Well, there’s to be no suspense here for my part – as far as I’m concerned Tsuki ga Kirei is really, really great. I loved the second episode at least as much as the first, which I thought was easily the best non-sequel premiere of the season. Truly, anime should be thick with series like this one – the medium is perfectly suited to them. But they’re as rare as hen’s teeth, which is both a reminder of how far astray anime has gotten thematically and of how lucky we are to have a series like this come along once in a blue moon.
If I was to try and sum up Tsuki ga Kirei in one word (as I’m wont to do), it would definitely be “naturalistic”. There’s an unhurried, organic flow to the storytelling. It’s insistent, but gently – it pulls you along like the current in a gently flowing stream. That naturalism is perfectly matched with the visuals and music, which are likewise a soft pat on the shoulder rather than a slap to the face. It’s lifelike in every sense – there’s nothing artificial about it, and it really feels as if we’re looking in on someone’s life.
In this relaxed, restrained way we’re learning more about Kotarou and Akane, and the world around them. In adolescent relationships school events can be something of a crucible, taking on a great significance both in an anxious teen psyche and a nascent romance. The sports festival should be a natural for Akane, a star on the track club. Less so certainly for Kotarou, not athletically gifted or especially interested in changing that. But it’s harder for boys to skate past that than girls, which is why the events in the second half of the episode take on a rather interesting shading.
Both Akane and Kotarou are part of the 200-meter event. She wins hers easily, drawing the praise of her fellow track club member Hira Takumi (Tamaro Atsushi). He’s clearly destined to be a threat at the very least – he has both common ground with Akane and an interest, and the rumors are already simmering. Kotarou is determined to make an impression when it’s his turn, but Hira wins the boys event easily – and Kotarou falls, injuring his hand. He’s treated by Nishio Chinatsu (Murakawa Rie) who likewise seems destined to play a significant role in the romantic Shogi match at the heart of this series.
Tsuki ga Kirei makes it clear that there potentially tangled threads here, but it doesn’t manufacture drama for its own sake – for now at least, Akane and Kotarou are haltingly focused on each other. It seems the sports festival is destined to pass without the lead pair doing more than observing each other from afar, but fate intervenes when Akane loses her potato squeezie while preparing the boxes for the scavenger hunt (and in her distraction, fails to finish). Kotarou quietly sets about finding it for her, which he eventually does – presenting it to her after she too has messed up, in the final event, the relay (she drops the baton – a metaphor cruelly crossing over into the literal world).
I could begin in so many places in talking about all the ways the was this all plays out impresses me.

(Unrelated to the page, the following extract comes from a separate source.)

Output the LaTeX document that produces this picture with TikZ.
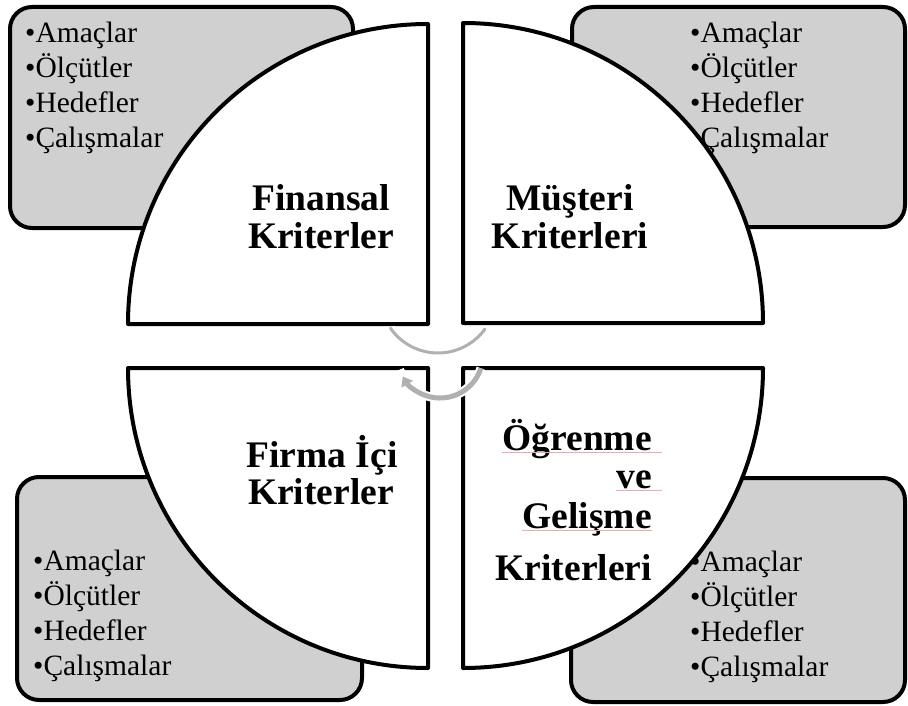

Tsuki ga Kirei is wonderful with the small things – its a very observational series. For example, the way Kotarou is irritated when Nishio bandages his hand sloppily, revealing his fastidious nature (unusual for a middle-school boy). The way he stops in mid-sentence when his voice breaks when he presents Akane’s totem back to her. The way his reverence for his literary hero, Dazai, is slowly evolving beyond schoolboy worship as his practical experience tells him that Dazai was wrong about a lot. “Be laughed at, and become strong” is not an appealing option for a middle-schooler – and his proof that we can indeed be influenced by others comes when Akane’s courage in running despite her dislike of an audience encourages him to finally show off one of his stories (to his bookseller friend).
Really, what Tsuki ga Kirei does so beautifully is to capture the experience of being a middle-schooler – one that often feels terribly dramatic, but isn’t generally filled with that much actual drama. Ancillary elements like the families are not overlooked, and it’s clear (especially with these hugely clever little omakes) that other facets of pubescent romance are going to be explored through other pairings. The main focus, though, is on Kotarou and Akane – their anxieties, their exhilarations, their first steps down the path of becoming a couple. It all comes together as a compelling and entertaining whole, and if it can maintain this standard of storytelling Tsuki ga Kirei is on course to be one of 2017’s best series.